Darsweil ROGERS, Plaintiff-Appellant, v. Marlyn ROGERS, Defendant-Respondent.
Order, Supreme Court, New York County (Harold B. Beeler, J.), entered December 19, 2007, which, to the extent appealed from as limited by the brief, granted defendant's motion for pendente lite maintenance and child support to the extent of imputing an income of $250,000 to plaintiff and directing plaintiff to: (1) pay unallocated temporary non-taxable maintenance and child support of $5,500 per month; (2) continue paying an allowance of $100 per week to the parties' son; (3) continue paying all carrying charges on the marital residence, including maintenance, condo assessments, rent, mortgage, insurance and all utilities; (4) pay all unreimbursed non-elective pharmaceutical, medical and dental expenses incurred by defendant and the parties' son; (5) maintain in full force and effect all presently existing insurance policies including life, medical and dental on behalf of defendant and the parties' son; and (6) pay college tuition and school related expenses for the parties's son, and denied plaintiff's cross motion for preclusion sanctions pursuant to CPLR 3126, unanimously affirmed, without costs.
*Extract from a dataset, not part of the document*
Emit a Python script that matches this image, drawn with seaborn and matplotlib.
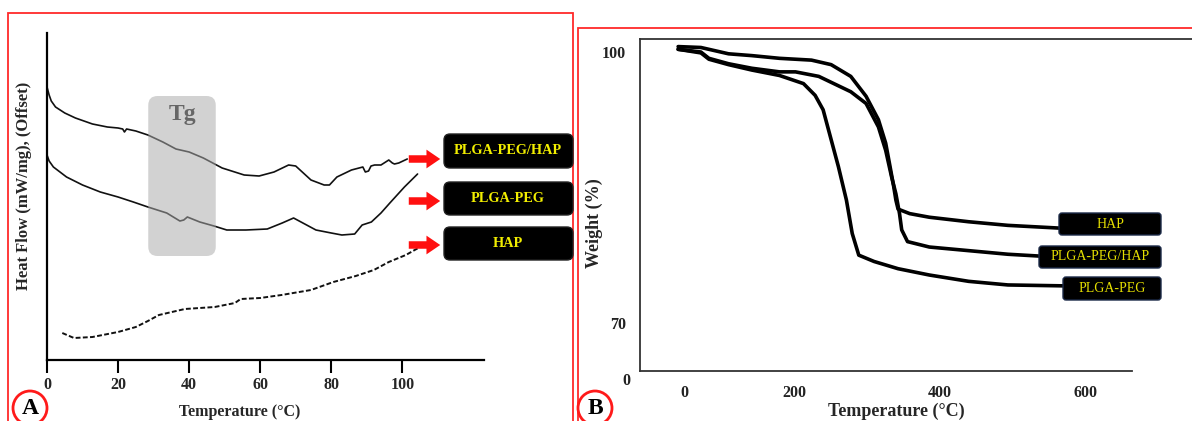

The court properly imputed income to plaintiff based on his well-documented earning history, his present earning potential, and his apparent intentional reduction in his earnings for the purposes of mitigating or avoiding his support obligations (see Hickland v. Hickland, 39 N.Y.2d 1, 5-6, 382 N.Y.S.2d 475, 346 N.E.2d 243 , cert. denied 429 U.S. 941, 97 S.Ct. 357, 50 L.Ed.2d 310 ; Fruchter v. Fruchter, 29 A.D.3d 942, 943, 816 N.Y.S.2d 525  ). Notably, plaintiff offers no explanation for his failure to obtain or attempt to obtain comparable employment since the end of 2006, when his severance pay from his prior employer terminated.
We decline to disturb the pendente lite award, where there is no showing of exigent circumstances, and where the court gave proper consideration to the factors specified in Domestic Relations Law § 236(B)(6) (see Sumner v. Sumner, 289 A.D.2d 129, 130, 733 N.Y.S.2d 869  ).
Defendant's request for preclusion sanctions was properly denied, where the record shows that any failure on defendant's part to comply with discovery was not willful, deliberate or in bad faith (see Maillard v. Maillard, 243 A.D.2d 448, 663 N.Y.S.2d 67  ).
We have considered plaintiff's remaining contentions and find them unavailing.